Writing blog blurbs about upcoming concerts lends itself to a style that is somewhere between a promotional one-sheet (”They sound like Pavement-meets-Dolly Parton!”) and the new-new-music criticism (”dauntingly terrifying, vaguely unsettling, yet somehow perfect, like dumping too much hot sauce on a batch of scrambled eggs the morning after your first date with a transvestite.”). Here, those things fall mostly flat, because in the most un-pretentious way possible, David Strackaney (stage name Paleo) is a serious artist and unflinchingly earnest. His songs, which sound like contemporary folk, work by cutting through the bullshit. I’m reminded of a radio essay I heard once about George Burns, where the thrity-something woman interviewing him felt exposed and shallow in his wizened presence, like so many of the teenage girls that she was convinced she could see right through. Certain perspectives reject trivia and posturing; they have (or at least seem to have) a broader perspective on life and art and “the important things,” which are the things, that, from where you sit, are just out of reach and unprioritized. So perhaps Paleo is an old soul, perhaps I’m a douchebag; either way, his music penetrates me, which is why I keep letting it back in. He wrote a song a day for a whole year–it doesn’t take a genuis to see that a project like that is much about discipline as it is about songcraft. I’m thrilled, and a little bit nervous, to be involved in Public Space One, a project that he once ran. He produced the brilliant new These United States record. He puts out all of his records himself.

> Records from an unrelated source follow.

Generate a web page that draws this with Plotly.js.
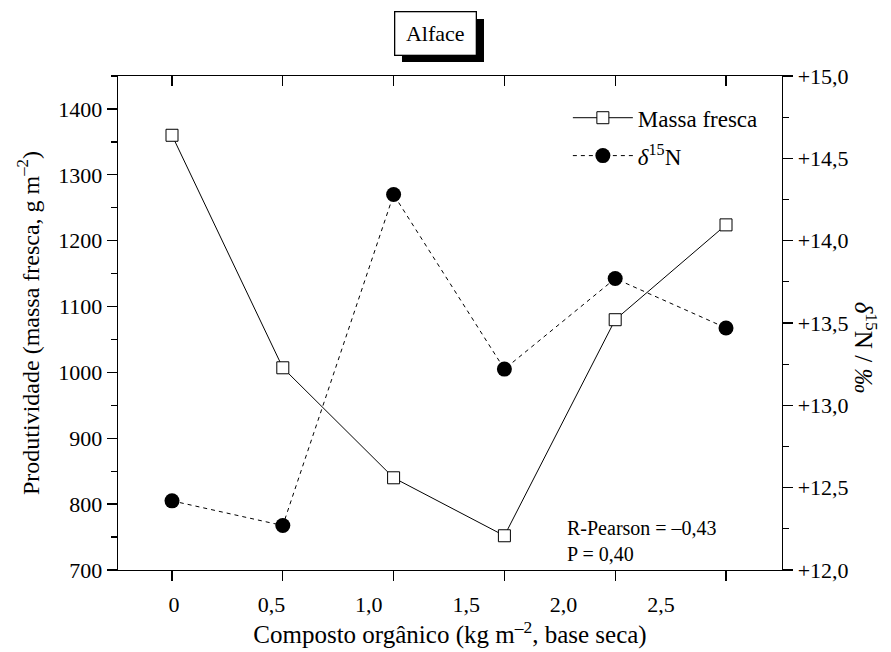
<!DOCTYPE html>
<html>
<head>
<meta charset="utf-8">
<script src="https://cdn.plot.ly/plotly-3.0.1.min.js"></script>
<style>html,body{margin:0;padding:0;background:#fff;}#chart{width:891px;height:652px;}</style>
</head>
<body>
<div id="chart"></div>
<script>
// ---- data ----
const doses = [0, 0.5, 1.0, 1.5, 2.0, 2.5];
const massaFresca = [1360, 1007, 840, 752, 1080, 1224];
const delta15N = [12.42, 12.27, 14.28, 13.22, 13.77, 13.47];
const xLabelVals = [0, 0.5, 1.0, 1.5, 2.0, 2.5];
const xLabelText = ["0", "0,5", "1,0", "1,5", "2,0", "2,5"];
const y2TickVals = [12.0, 12.5, 13.0, 13.5, 14.0, 14.5, 15.0];
const y2TickText = ["+12,0", "+12,5", "+13,0", "+13,5", "+14,0", "+14,5", "+15,0"];
const seriesNames = ["Massa fresca", "<i>δ</i><sup>15</sup>N"];

const FONT = "'Liberation Serif', 'Times New Roman', Times, serif";
const LW = 1.3;
const XRANGE = [-0.2437, 2.7527];
// in the original figure the tick labels are drawn slightly compressed relative to the ticks
const labelPos = xLabelVals.map(v => v * 0.879 + 0.009);

const traces = [
  {
    x: doses, y: massaFresca, name: seriesNames[0], type: "scatter", mode: "lines+markers",
    xaxis: "x", yaxis: "y", legendgroup: "a",
    line: {color: "#000", width: 1},
    marker: {symbol: "square", size: 12, color: "#fff", line: {color: "#000", width: 1}}
  },
  {
    x: doses, y: delta15N, name: seriesNames[1], type: "scatter", mode: "lines+markers",
    xaxis: "x2", yaxis: "y2", legendgroup: "b",
    line: {color: "#000", width: 1, dash: "4px,4px"},
    marker: {symbol: "circle", size: 15, color: "#000", line: {color: "#000", width: 0}}
  }
];

const layout = {
  width: 891, height: 652,
  margin: {l: 118, r: 109, t: 76, b: 82},
  paper_bgcolor: "#fff", plot_bgcolor: "#fff",
  font: {family: FONT, size: 22, color: "#000"},
  showlegend: true,
  legend: {
    x: 0.6775, y: 0.959, xanchor: "left", yanchor: "top",
    bgcolor: "rgba(0,0,0,0)", borderwidth: 0,
    font: {family: FONT, size: 23, color: "#000"},
    itemwidth: 60, traceorder: "grouped", tracegroupgap: 5
  },
  xaxis: {
    range: XRANGE, tickmode: "array", tickvals: labelPos, ticktext: xLabelText,
    ticks: "outside", ticklen: 10, tickcolor: "rgba(0,0,0,0)", ticklabelstandoff: 4,
    minor: {tickmode: "array", tickvals: doses, ticks: "outside", ticklen: 10, tickwidth: LW, tickcolor: "#000", showgrid: false},
    showline: true, linewidth: LW, linecolor: "#000",
    showgrid: false, zeroline: false,
    tickfont: {family: FONT, size: 22, color: "#000"},
    title: {text: "Composto orgânico (kg m<sup>–2</sup>, base seca)", font: {family: FONT, size: 25, color: "#000"}, standoff: 7}
  },
  xaxis2: {
    overlaying: "x", anchor: "y2", side: "top",
    range: XRANGE, tickvals: doses, showticklabels: false,
    ticks: "inside", ticklen: 10, tickwidth: LW, tickcolor: "#000",
    showline: true, linewidth: LW, linecolor: "#000",
    showgrid: false, zeroline: false
  },
  yaxis: {
    range: [700, 1450], tick0: 700, dtick: 100,
    ticks: "outside", ticklen: 10, tickwidth: LW, tickcolor: "#000",
    minor: {dtick: 50, ticks: "outside", ticklen: 6, tickwidth: LW, tickcolor: "#000", showgrid: false},
    showline: true, linewidth: LW, linecolor: "#000",
    showgrid: false, zeroline: false,
    tickfont: {family: FONT, size: 22, color: "#000"},
    title: {text: "Produtividade (massa fresca, g m<sup>–2</sup>)", font: {family: FONT, size: 24, color: "#000"}, standoff: 12}
  },
  yaxis2: {
    overlaying: "y", side: "right", anchor: "x2",
    range: [12, 15], tickvals: y2TickVals, ticktext: y2TickText,
    ticks: "outside", ticklen: 10, tickwidth: LW, tickcolor: "#000",
    minor: {dtick: 0.25, ticks: "outside", ticklen: 6, tickwidth: LW, tickcolor: "#000", showgrid: false},
    showline: true, linewidth: LW, linecolor: "#000",
    showgrid: false, zeroline: false,
    tickfont: {family: FONT, size: 22, color: "#000"}
  },
  shapes: [
    {type: "rect", xref: "paper", yref: "paper",
     x0: 0.4277, x1: 0.5512, y0: 1.0283, y1: 1.1154,
     fillcolor: "#000", line: {width: 0}, layer: "above"}
  ],
  annotations: [
    {text: "Alface", xref: "paper", yref: "paper", x: 0.4789, y: 1.087,
     xanchor: "center", yanchor: "middle", showarrow: false,
     font: {family: FONT, size: 22, color: "#000"},
     bgcolor: "#fff", bordercolor: "#000", borderwidth: 1.3, borderpad: 2,
     width: 76, height: 38},
    {text: "<i>δ</i><sup>15</sup>N / <i>‰</i>", xref: "paper", yref: "paper",
     x: 1.1265, y: 0.45, xanchor: "center", yanchor: "middle", textangle: 90,
     showarrow: false, font: {family: FONT, size: 25, color: "#000"}},
    {text: "R-Pearson = –0,43<br>P = 0,40", xref: "paper", yref: "paper",
     x: 0.673, y: 0.0587, xanchor: "left", yanchor: "middle", align: "left",
     showarrow: false, font: {family: FONT, size: 20, color: "#000"}}
  ]
};

Plotly.newPlot("chart", traces, layout, {displayModeBar: false, staticPlot: true});
</script>
</body>
</html>
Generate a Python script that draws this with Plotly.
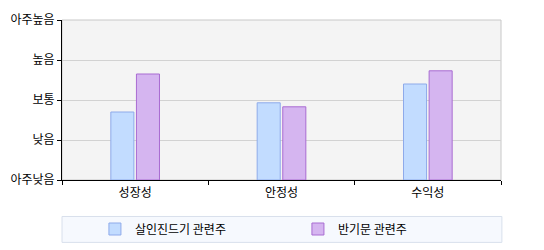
import plotly.graph_objects as go

categories = ["성장성", "안정성", "수익성"]
series_names = ["살인진드기 관련주", "반기문 관련주"]
tick_values = [0, 1, 2, 3, 4]
tick_labels = ["아주낮음", "낮음", "보통", "높음", "아주높음"]
values_a = [1.7, 1.93, 2.4]
values_b = [2.65, 1.83, 2.73]

FONT = "Noto Sans CJK KR"

fig = go.Figure()
fig.add_trace(go.Bar(
    x=categories, y=values_a, name=series_names[0],
    marker=dict(color="#c2dcff", line=dict(color="#8eaaea", width=1)),
))
fig.add_trace(go.Bar(
    x=categories, y=values_b, name=series_names[1],
    marker=dict(color="#d5b5f0", line=dict(color="#a96cd2", width=1)),
))

fig.update_layout(
    width=544, height=250,
    margin=dict(l=62, r=43, t=20, b=70, pad=0, autoexpand=False),
    paper_bgcolor="white",
    plot_bgcolor="#f4f4f4",
    barmode="group",
    bargap=0.65,
    bargroupgap=0.1,
    font=dict(family=FONT, size=12, color="black"),
    showlegend=True,
    legend=dict(
        orientation="h",
        xref="paper", x=0.075, xanchor="left",
        yref="container", y=0.084, yanchor="middle",
        bgcolor="rgba(0,0,0,0)",
        entrywidth=158, entrywidthmode="pixels",
        font=dict(family=FONT, size=12, color="black"),
        itemclick=False, itemdoubleclick=False,
    ),
    shapes=[
        dict(type="rect", xref="paper", yref="paper", x0=0, x1=1, y0=0, y1=1,
             line=dict(color="#c8c8c8", width=1), layer="below"),
        dict(type="rect", xref="paper", yref="paper", x0=0.0, x1=1.002, y0=-0.228, y1=-0.39,
             line=dict(color="#d8e0ec", width=1), fillcolor="#f6f9fe", layer="below"),
    ],
)

fig.update_xaxes(
    type="category", automargin=False,
    showline=True, linecolor="black", linewidth=1,
    ticks="outside", tickson="boundaries", ticklen=4, tickcolor="black",
    ticklabelstandoff=2,
    showgrid=False,
    tickfont=dict(family=FONT, size=12, color="black"),
)
fig.update_yaxes(
    range=[0, 4], automargin=False,
    tickmode="array", tickvals=tick_values, ticktext=tick_labels,
    showline=True, linecolor="black", linewidth=1,
    ticks="outside", ticklen=4, tickcolor="black",
    showgrid=True, gridcolor="#d2d2d2", gridwidth=1,
    zeroline=False,
    tickfont=dict(family=FONT, size=12, color="black"),
)

fig.write_html("out.html")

I have a good feeling, or perhaps a hope, that something about Paleo’s performance at the Mill on Friday night will catch you off guard. It might be the warble in his voice, his unassuming yet commanding stage presence, or the emotional precision of his music. Even it it’s a stopover on your ride to Old Time Relijun, it’s a good place to visit. Stay too long, and you might just end up in love with the guy.
Download: Paleo - What Is Love?
Paleo plays with Old Time Relijun, Dead Larry, Adam Matthew Havlin, and The Zebras at the Mill on Friday, 9pm showtime, $6.